Impressionante é notar que entre 1974 e 1998, de todos os contratos da divida externa considerados na contabilidade externa do país, só foram encontrados documentos de 28 % desses contratos. Foram computadas dívidas, mas não encontrados as clausulas contratuais referentes a essas dívidas constituídas. Há uma série de irregularidades na constituição das dívidas. Então a política econômica me parece estar errada. Há um excesso no tocante a fixação de metas de inflação de inflação que só são obtidas com baixo nível de crescimento. Conseqüentemente esse baixo nível de crescimento não tem respostas positivas na incorporação de jovens e adolescentes, para abertura de novos postos de trabalho, bem como para que o estado possa ter um papel indutor nas ações de infra-estrutura.
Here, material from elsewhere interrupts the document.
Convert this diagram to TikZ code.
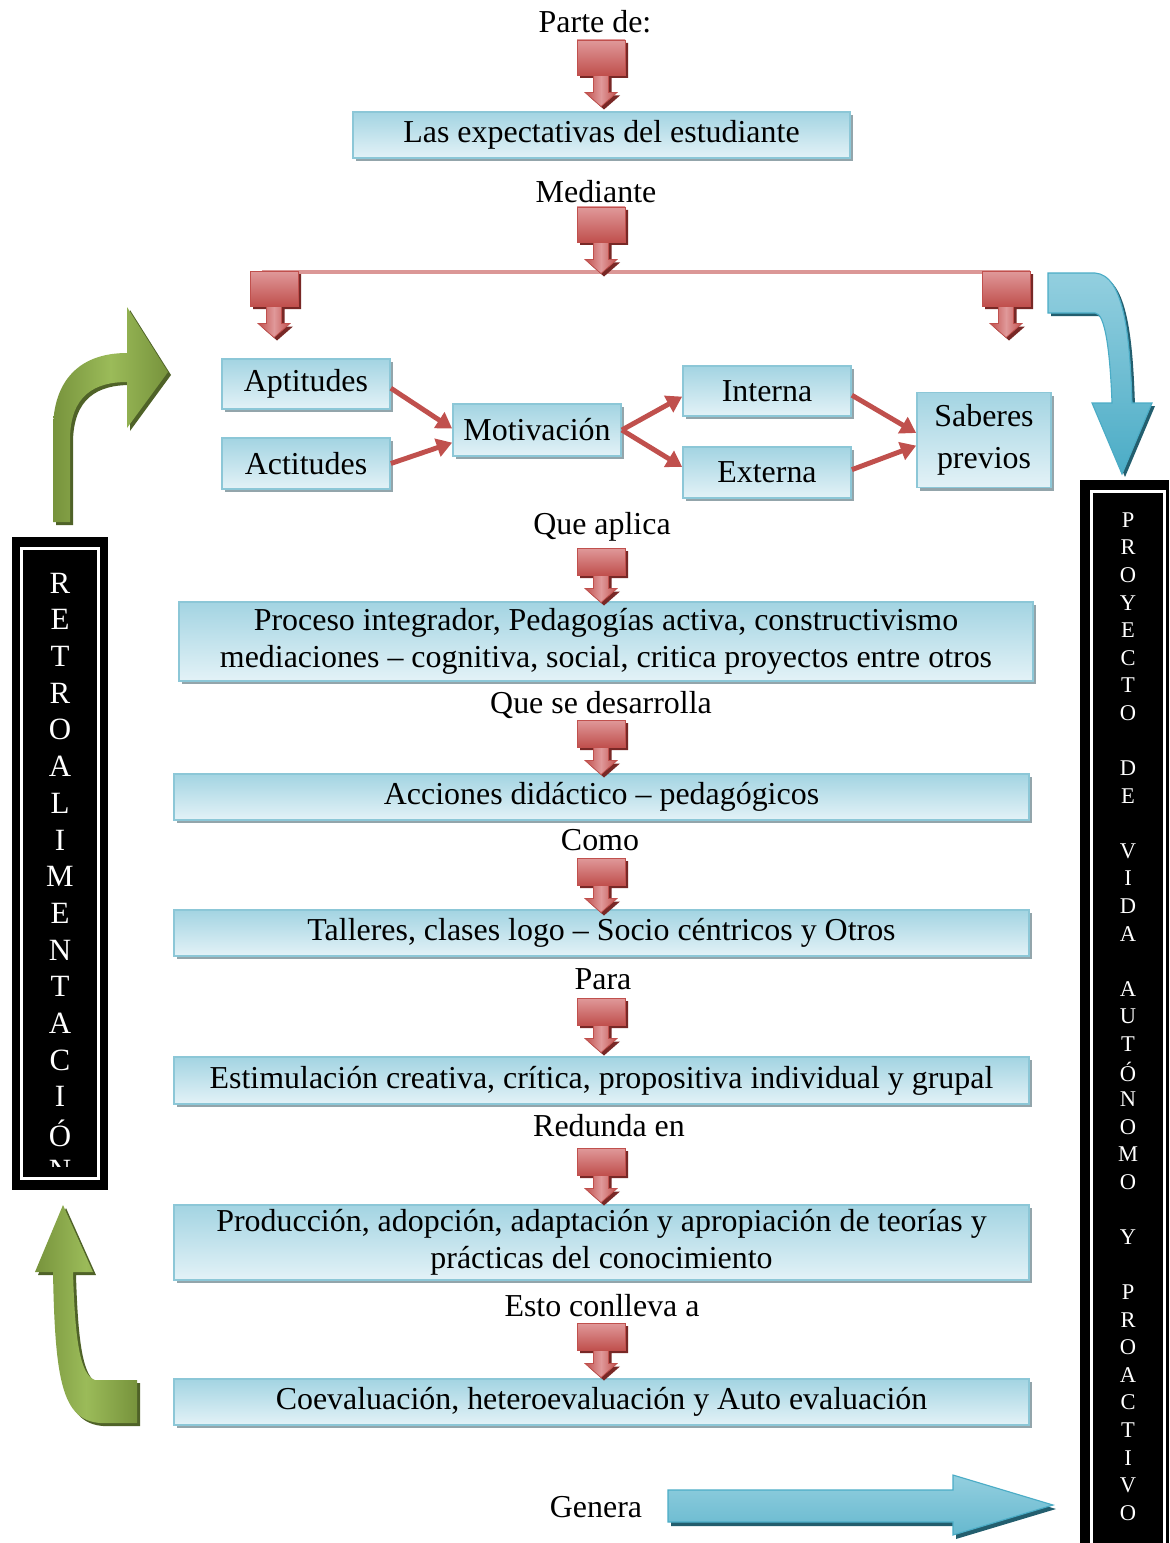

As taxas de juros continuam sendo as maiores do mundo e não há paralelo onde se possa ter uma inflação entre 4,5 % e uma taxa de juro real de 12,5 %, como é o caso do Brasil. Então essa política econômica privilegia os mais privilegiados e é contraditória com a possibilidade de um modelo de ruptura. No varejo o governo tem bons programas, mas no atacado os valores transferidos para os setores mais ricos são 50 vezes maiores do que o que aplicado na área social.